◆ COLLECTED MATERIAL
● ● ● ●

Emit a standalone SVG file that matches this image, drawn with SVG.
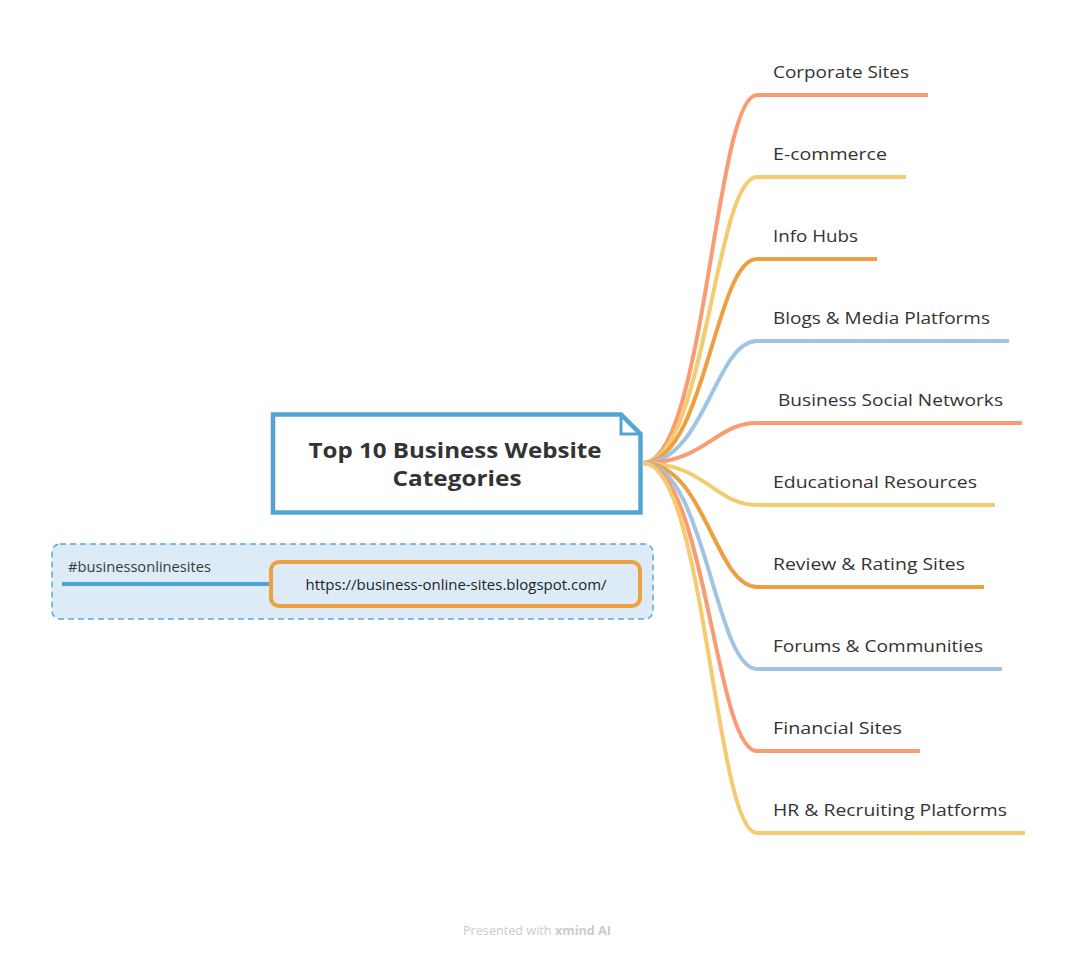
<svg xmlns="http://www.w3.org/2000/svg" width="1075" height="956" viewBox="0 0 1075 956">
<style>
.br{fill:none;stroke-width:4;stroke-linecap:butt}
.c1{stroke:#F99B73}
.c2{stroke:#F4CB6E}
.c3{stroke:#EE9F3F}
.c4{stroke:#9FC4E6}
.lbl{font-family:"Open Sans","Liberation Sans",sans-serif;font-size:17px;font-weight:500;fill:#333333}
.title{font-family:"Open Sans","Liberation Sans",sans-serif;font-size:22px;font-weight:700;fill:#333333}
</style>
<rect width="1075" height="956" fill="#ffffff"/>
<g id="summary">
<rect x="52" y="544" width="601" height="75" rx="8" fill="#DDEBF7" stroke="#5AA8DE" stroke-width="1.5" stroke-dasharray="6 4"/>
<text x="68" y="572" font-family="Open Sans, Liberation Sans, sans-serif" font-size="14" fill="#3a3a3a" textLength="143" lengthAdjust="spacingAndGlyphs">#businessonlinesites</text>
</g>
<g id="connectors">
<path class="br c1" d="M643,463 C705,463 715,95 757,95 H928"/>
<path class="br c2" d="M643,463 C705,463 715,177 757,177 H906"/>
<path class="br c3" d="M643,463 C705,463 715,259 757,259 H877"/>
<path class="br c4" d="M643,463 C705,463 715,341 757,341 H1009"/>
<path class="br c1" d="M643,463 C705,463 715,423 757,423 H1022"/>
<path class="br c2" d="M643,463 C705,463 715,505 757,505 H995"/>
<path class="br c3" d="M643,463 C705,463 715,587 757,587 H984"/>
<path class="br c4" d="M643,463 C705,463 715,669 757,669 H1002"/>
<path class="br c1" d="M643,463 C705,463 715,751 757,751 H920"/>
<path class="br c2" d="M643,463 C705,463 715,833 757,833 H1025"/>
<line x1="62" y1="584" x2="271" y2="584" stroke="#52A2D2" stroke-width="4"/>
</g>
<g id="central">
<path d="M273,414.5 H621 L640.5,434 V512.5 H273 Z" fill="#ffffff" stroke="#55A3D2" stroke-width="4.5" stroke-linejoin="miter"/>
<path d="M621,414.5 V434 H640.5" fill="none" stroke="#55A3D2" stroke-width="3"/>
<text class="title" x="455" y="458" text-anchor="middle" textLength="293" lengthAdjust="spacingAndGlyphs">Top 10 Business Website</text>
<text class="title" x="457" y="486" text-anchor="middle" textLength="129" lengthAdjust="spacingAndGlyphs">Categories</text>
</g>
<g id="n1"><text class="lbl" x="773" y="78" textLength="136" lengthAdjust="spacingAndGlyphs">Corporate Sites</text></g>
<g id="n2"><text class="lbl" x="773" y="160" textLength="114" lengthAdjust="spacingAndGlyphs">E-commerce</text></g>
<g id="n3"><text class="lbl" x="773" y="242" textLength="85" lengthAdjust="spacingAndGlyphs">Info Hubs</text></g>
<g id="n4"><text class="lbl" x="773" y="324" textLength="217" lengthAdjust="spacingAndGlyphs">Blogs &amp; Media Platforms</text></g>
<g id="n5"><text class="lbl" x="778" y="406" textLength="225" lengthAdjust="spacingAndGlyphs">Business Social Networks</text></g>
<g id="n6"><text class="lbl" x="773" y="488" textLength="204" lengthAdjust="spacingAndGlyphs">Educational Resources</text></g>
<g id="n7"><text class="lbl" x="773" y="570" textLength="192" lengthAdjust="spacingAndGlyphs">Review &amp; Rating Sites</text></g>
<g id="n8"><text class="lbl" x="773" y="652" textLength="210" lengthAdjust="spacingAndGlyphs">Forums &amp; Communities</text></g>
<g id="n9"><text class="lbl" x="773" y="734" textLength="129" lengthAdjust="spacingAndGlyphs">Financial Sites</text></g>
<g id="n10"><text class="lbl" x="773" y="816" textLength="234" lengthAdjust="spacingAndGlyphs">HR &amp; Recruiting Platforms</text></g>
<g id="url">
<rect x="271" y="562" width="369" height="44" rx="8" fill="#DDEBF7" stroke="#EE9F3F" stroke-width="4"/>
<text x="456" y="590" text-anchor="middle" font-family="Open Sans, Liberation Sans, sans-serif" font-size="14" font-weight="500" fill="#222222" textLength="301" lengthAdjust="spacingAndGlyphs">https://business-online-sites.blogspot.com/</text>
</g>
<g id="footer">
<text x="537" y="935" text-anchor="middle" font-family="Open Sans, Liberation Sans, sans-serif" font-size="12.5" fill="#cccccc" textLength="148" lengthAdjust="spacingAndGlyphs">Presented with <tspan font-weight="700">xmind AI</tspan></text>
</g>
</svg>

● ● ● ●

◆ WRITTEN PROBLEM
Restate the whole of the material word for word without the pictures.

◆ RESULT
Emit a standalone SVG file that matches this image, drawn with SVG.
<svg xmlns="http://www.w3.org/2000/svg" width="1075" height="956" viewBox="0 0 1075 956">
<style>
.br{fill:none;stroke-width:4;stroke-linecap:butt}
.c1{stroke:#F99B73}
.c2{stroke:#F4CB6E}
.c3{stroke:#EE9F3F}
.c4{stroke:#9FC4E6}
.lbl{font-family:"Open Sans","Liberation Sans",sans-serif;font-size:17px;font-weight:500;fill:#333333}
.title{font-family:"Open Sans","Liberation Sans",sans-serif;font-size:22px;font-weight:700;fill:#333333}
</style>
<rect width="1075" height="956" fill="#ffffff"/>
<g id="summary">
<rect x="52" y="544" width="601" height="75" rx="8" fill="#DDEBF7" stroke="#5AA8DE" stroke-width="1.5" stroke-dasharray="6 4"/>
<text x="68" y="572" font-family="Open Sans, Liberation Sans, sans-serif" font-size="14" fill="#3a3a3a" textLength="143" lengthAdjust="spacingAndGlyphs">#businessonlinesites</text>
</g>
<g id="connectors">
<path class="br c1" d="M643,463 C705,463 715,95 757,95 H928"/>
<path class="br c2" d="M643,463 C705,463 715,177 757,177 H906"/>
<path class="br c3" d="M643,463 C705,463 715,259 757,259 H877"/>
<path class="br c4" d="M643,463 C705,463 715,341 757,341 H1009"/>
<path class="br c1" d="M643,463 C705,463 715,423 757,423 H1022"/>
<path class="br c2" d="M643,463 C705,463 715,505 757,505 H995"/>
<path class="br c3" d="M643,463 C705,463 715,587 757,587 H984"/>
<path class="br c4" d="M643,463 C705,463 715,669 757,669 H1002"/>
<path class="br c1" d="M643,463 C705,463 715,751 757,751 H920"/>
<path class="br c2" d="M643,463 C705,463 715,833 757,833 H1025"/>
<line x1="62" y1="584" x2="271" y2="584" stroke="#52A2D2" stroke-width="4"/>
</g>
<g id="central">
<path d="M273,414.5 H621 L640.5,434 V512.5 H273 Z" fill="#ffffff" stroke="#55A3D2" stroke-width="4.5" stroke-linejoin="miter"/>
<path d="M621,414.5 V434 H640.5" fill="none" stroke="#55A3D2" stroke-width="3"/>
<text class="title" x="455" y="458" text-anchor="middle" textLength="293" lengthAdjust="spacingAndGlyphs">Top 10 Business Website</text>
<text class="title" x="457" y="486" text-anchor="middle" textLength="129" lengthAdjust="spacingAndGlyphs">Categories</text>
</g>
<g id="n1"><text class="lbl" x="773" y="78" textLength="136" lengthAdjust="spacingAndGlyphs">Corporate Sites</text></g>
<g id="n2"><text class="lbl" x="773" y="160" textLength="114" lengthAdjust="spacingAndGlyphs">E-commerce</text></g>
<g id="n3"><text class="lbl" x="773" y="242" textLength="85" lengthAdjust="spacingAndGlyphs">Info Hubs</text></g>
<g id="n4"><text class="lbl" x="773" y="324" textLength="217" lengthAdjust="spacingAndGlyphs">Blogs &amp; Media Platforms</text></g>
<g id="n5"><text class="lbl" x="778" y="406" textLength="225" lengthAdjust="spacingAndGlyphs">Business Social Networks</text></g>
<g id="n6"><text class="lbl" x="773" y="488" textLength="204" lengthAdjust="spacingAndGlyphs">Educational Resources</text></g>
<g id="n7"><text class="lbl" x="773" y="570" textLength="192" lengthAdjust="spacingAndGlyphs">Review &amp; Rating Sites</text></g>
<g id="n8"><text class="lbl" x="773" y="652" textLength="210" lengthAdjust="spacingAndGlyphs">Forums &amp; Communities</text></g>
<g id="n9"><text class="lbl" x="773" y="734" textLength="129" lengthAdjust="spacingAndGlyphs">Financial Sites</text></g>
<g id="n10"><text class="lbl" x="773" y="816" textLength="234" lengthAdjust="spacingAndGlyphs">HR &amp; Recruiting Platforms</text></g>
<g id="url">
<rect x="271" y="562" width="369" height="44" rx="8" fill="#DDEBF7" stroke="#EE9F3F" stroke-width="4"/>
<text x="456" y="590" text-anchor="middle" font-family="Open Sans, Liberation Sans, sans-serif" font-size="14" font-weight="500" fill="#222222" textLength="301" lengthAdjust="spacingAndGlyphs">https://business-online-sites.blogspot.com/</text>
</g>
<g id="footer">
<text x="537" y="935" text-anchor="middle" font-family="Open Sans, Liberation Sans, sans-serif" font-size="12.5" fill="#cccccc" textLength="148" lengthAdjust="spacingAndGlyphs">Presented with <tspan font-weight="700">xmind AI</tspan></text>
</g>
</svg>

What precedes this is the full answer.